Asynchronous Processing
Asynchronous Tasks¶
OpenContracts makes extensive use of celery, a powerful, mature python framework for distributed and asynchronous processing. Out-of-the-box, dedicated celeryworkers are configured in the docker compose stack to handle computationally-intensive and long-running tasks like parsing documents, applying annotations to pdfs, creating exports, importing exports, and more.
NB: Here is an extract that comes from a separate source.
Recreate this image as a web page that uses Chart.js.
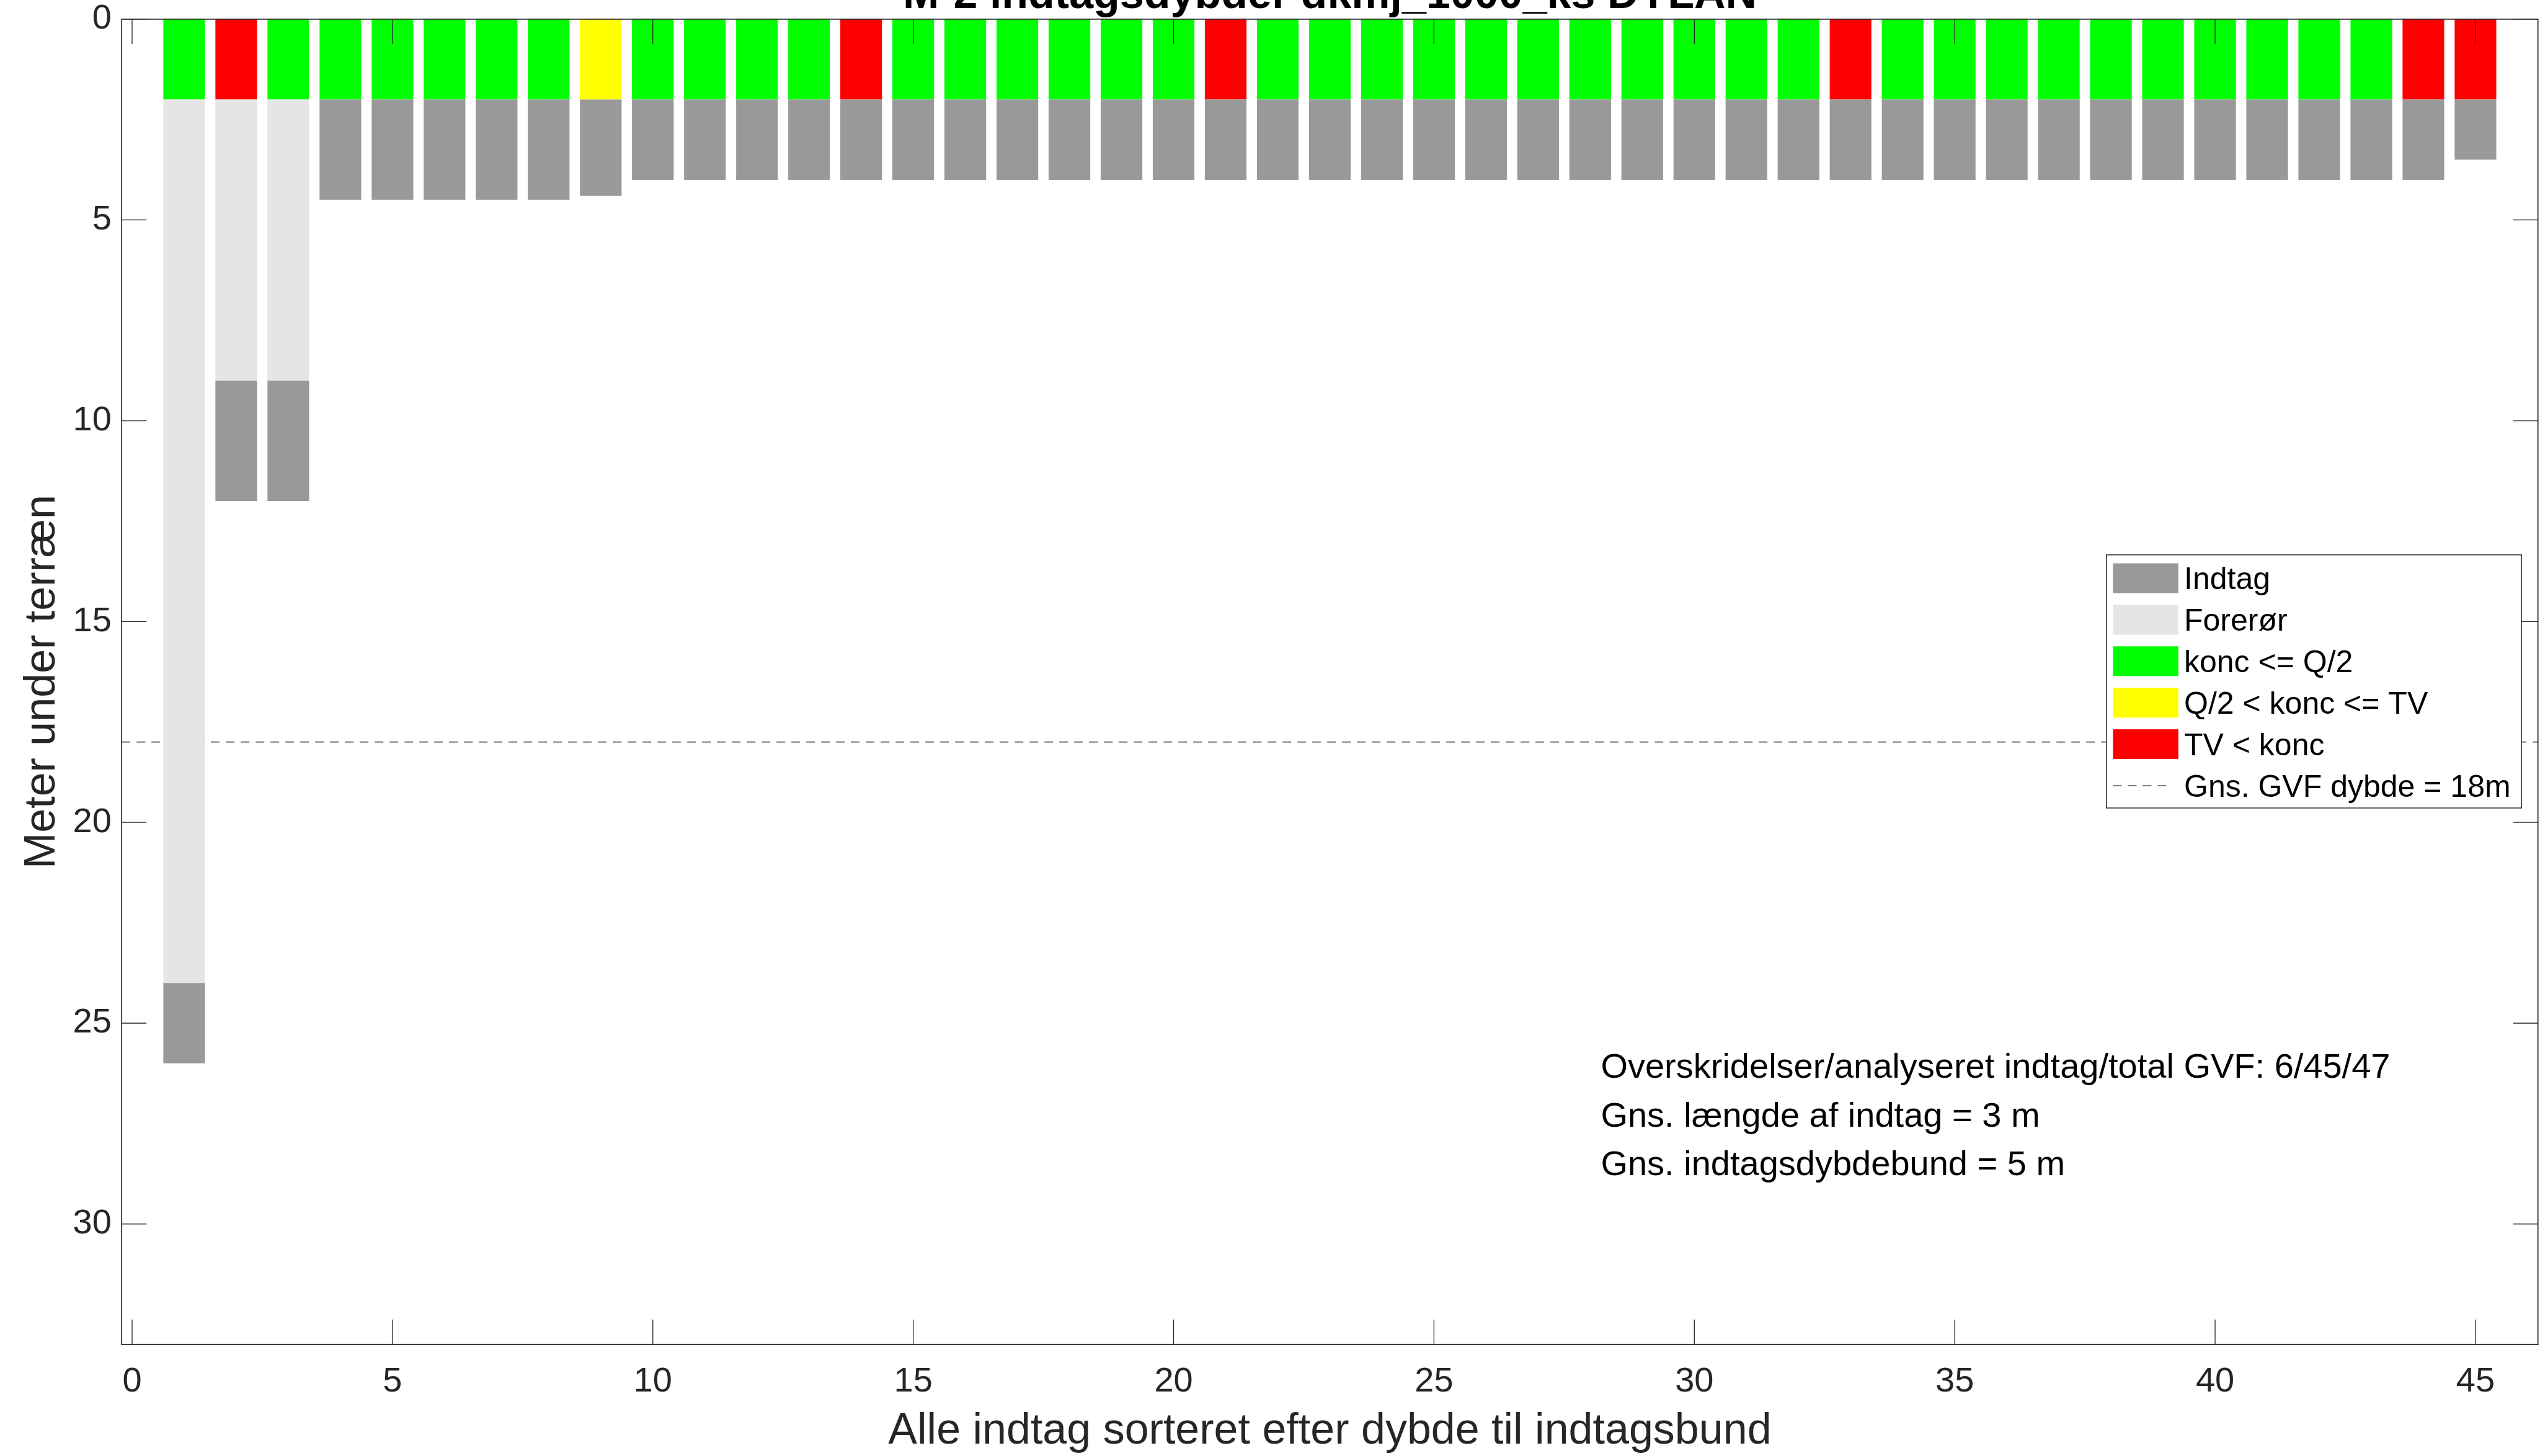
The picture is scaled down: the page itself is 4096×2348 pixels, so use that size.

What if my celery queue gets clogged?¶
We are always working to make OpenContracts more fault-tolerant and stable. That said, due to the nature of the types of documents we're working with - pdfs - there is tremendous variation in what the parsers have to parse. Some documents are extremely long - thousands of pages or more - whereas other documents may have poor formatting, no text layers, etc.. In most cases, OpenContracts should be able to process the pdfs and make them compatible with our annotation tools. Sometimes, however, either due to unexpected issues or unexpected volume of documents, you may want to purge the queue of tasks to be processed by your celery workers. To do this, type:
sudo docker-compose -f local.yml run django celery -A config.celery_app purge
Be aware that this can cause some undesired effects for your users. For example, everytime a new document is uploaded, a Django signal kicks off the pdf preprocessor to produce the PAWLs token layer that is later annotated. If these tasks are in-queue and the queue is purged, you'll have documents that are not annotatable as they'll lack the PAWLS token layers. In such cases, we recommend you delete and re-upload the documents. There are ways to manually reprocess the pdfs, but we don't have a user-friendly way to do this yet.